▶ **Task objective**: Pictures in the data below are not part of the copy; transcribe everything else exactly.

▶ **Some records**:
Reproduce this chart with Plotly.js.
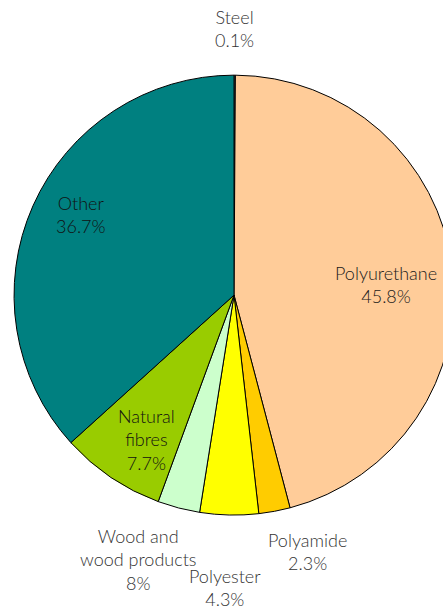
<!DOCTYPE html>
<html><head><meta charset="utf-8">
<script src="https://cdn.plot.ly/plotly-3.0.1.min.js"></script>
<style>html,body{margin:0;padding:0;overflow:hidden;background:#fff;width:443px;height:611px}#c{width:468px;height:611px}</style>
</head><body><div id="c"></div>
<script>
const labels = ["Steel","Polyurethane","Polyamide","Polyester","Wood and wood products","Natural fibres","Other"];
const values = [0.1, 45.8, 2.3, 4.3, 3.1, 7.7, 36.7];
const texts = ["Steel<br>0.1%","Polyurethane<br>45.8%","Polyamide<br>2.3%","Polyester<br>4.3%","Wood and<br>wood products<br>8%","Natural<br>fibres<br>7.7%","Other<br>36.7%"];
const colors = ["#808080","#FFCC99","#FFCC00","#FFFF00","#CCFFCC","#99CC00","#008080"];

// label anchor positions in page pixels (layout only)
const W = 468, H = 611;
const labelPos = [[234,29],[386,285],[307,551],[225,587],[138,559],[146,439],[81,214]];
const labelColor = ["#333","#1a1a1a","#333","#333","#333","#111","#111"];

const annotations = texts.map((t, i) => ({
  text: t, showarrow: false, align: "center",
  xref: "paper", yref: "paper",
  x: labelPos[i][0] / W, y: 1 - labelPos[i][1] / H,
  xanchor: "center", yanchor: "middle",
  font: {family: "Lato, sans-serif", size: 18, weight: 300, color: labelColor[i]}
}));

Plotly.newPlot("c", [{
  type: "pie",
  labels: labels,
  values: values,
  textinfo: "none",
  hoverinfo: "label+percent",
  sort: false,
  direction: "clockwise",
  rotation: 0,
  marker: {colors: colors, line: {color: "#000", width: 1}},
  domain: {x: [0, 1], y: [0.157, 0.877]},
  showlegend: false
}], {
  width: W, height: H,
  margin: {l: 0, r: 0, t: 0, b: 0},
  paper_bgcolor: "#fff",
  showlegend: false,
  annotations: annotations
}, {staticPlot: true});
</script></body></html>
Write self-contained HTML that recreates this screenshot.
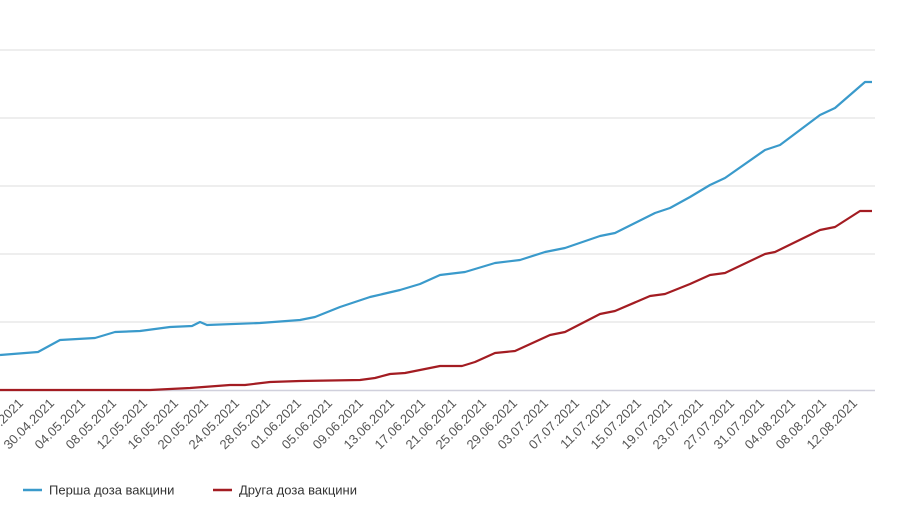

▶ **Answer to the task**:
Reproduce this chart with Plotly.js.
<!DOCTYPE html>
<html><head><meta charset="utf-8">
<script src="https://cdn.plot.ly/plotly-3.0.1.min.js"></script>
<style>html,body{margin:0;padding:0;overflow:hidden;background:#fff;width:443px;height:611px}#c{width:468px;height:611px}</style>
</head><body><div id="c"></div>
<script>
const labels = ["Steel","Polyurethane","Polyamide","Polyester","Wood and wood products","Natural fibres","Other"];
const values = [0.1, 45.8, 2.3, 4.3, 3.1, 7.7, 36.7];
const texts = ["Steel<br>0.1%","Polyurethane<br>45.8%","Polyamide<br>2.3%","Polyester<br>4.3%","Wood and<br>wood products<br>8%","Natural<br>fibres<br>7.7%","Other<br>36.7%"];
const colors = ["#808080","#FFCC99","#FFCC00","#FFFF00","#CCFFCC","#99CC00","#008080"];

// label anchor positions in page pixels (layout only)
const W = 468, H = 611;
const labelPos = [[234,29],[386,285],[307,551],[225,587],[138,559],[146,439],[81,214]];
const labelColor = ["#333","#1a1a1a","#333","#333","#333","#111","#111"];

const annotations = texts.map((t, i) => ({
  text: t, showarrow: false, align: "center",
  xref: "paper", yref: "paper",
  x: labelPos[i][0] / W, y: 1 - labelPos[i][1] / H,
  xanchor: "center", yanchor: "middle",
  font: {family: "Lato, sans-serif", size: 18, weight: 300, color: labelColor[i]}
}));

Plotly.newPlot("c", [{
  type: "pie",
  labels: labels,
  values: values,
  textinfo: "none",
  hoverinfo: "label+percent",
  sort: false,
  direction: "clockwise",
  rotation: 0,
  marker: {colors: colors, line: {color: "#000", width: 1}},
  domain: {x: [0, 1], y: [0.157, 0.877]},
  showlegend: false
}], {
  width: W, height: H,
  margin: {l: 0, r: 0, t: 0, b: 0},
  paper_bgcolor: "#fff",
  showlegend: false,
  annotations: annotations
}, {staticPlot: true});
</script></body></html>
Write self-contained HTML that recreates this screenshot.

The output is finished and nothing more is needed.